In part because of those complexities, but mainly because so few taxpayers even realized the Making Work Pay Credit was saving them money on their taxes because the difference on their paychecks was so paltry, the Obama administration opted this time for a one-year payroll tax cut instead. The difference in tax withholdings should be a lot more noticeable for many taxpayers next year. However, because the payroll tax cut was only just proposed a few weeks ago, it will likely take several weeks for payroll bureaus to implement it, according to The Wall Street Journal.
The White House struck the deal on extending the Bush-era tax rates with Republican congressional leaders soon after a separate six-man working group had been formed to come up with what was supposed to be the compromise. Instead the working group barely got working before the deal was announced.

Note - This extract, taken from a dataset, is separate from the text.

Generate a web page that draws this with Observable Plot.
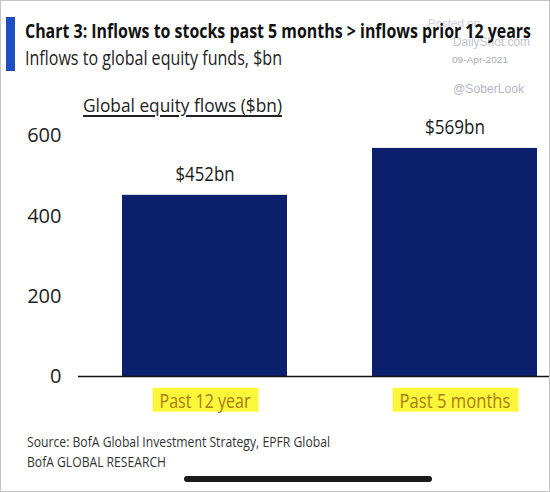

The Internal Revenue Service was also caught by surprise, which is usually not a good thing to do. IRS Commissioner Doug Shulman had only recently informed congressional leaders that the IRS would be making the assumption that Congress would get around once again to patching the alternative minimum tax, but he also warned of service disruptions if they didn’t resolve the many lingering tax questions by the end of the year. The IRS had trouble adjusting during the 2007 and 2008 filing seasons because of changes in tax laws near the end of the previous year, and that may happen again as it adjusts to changes in the payroll withholding and estate taxes.
While it’s heartening that Congress has finally resolved some of the many questions surrounding the fate of the Bush tax cuts and the estate tax, the payroll tax is likely to add another level of uncertainty. That uncertainty will extend to not only workers’ paycheck withholdings, but also the solvency of the Social Security trust fund and the impact on the long-term budget deficit.
There are also a few other complexities. Workers who do not pay into the Social Security trust fund, such as some types of public sector employees, won't qualify for the payroll tax cut, even though they did get a tax cut with the Making Work Pay Credit, as CCH noted in a recent tax briefing on the legislation.
The one-year “payroll tax holiday” will expire at the end of next year, but will Congress have the courage to let it actually expire and allow workers to see their take-home pay reduced in 2012? Since 2012 is an election year, the answer to that question is probably going to be no.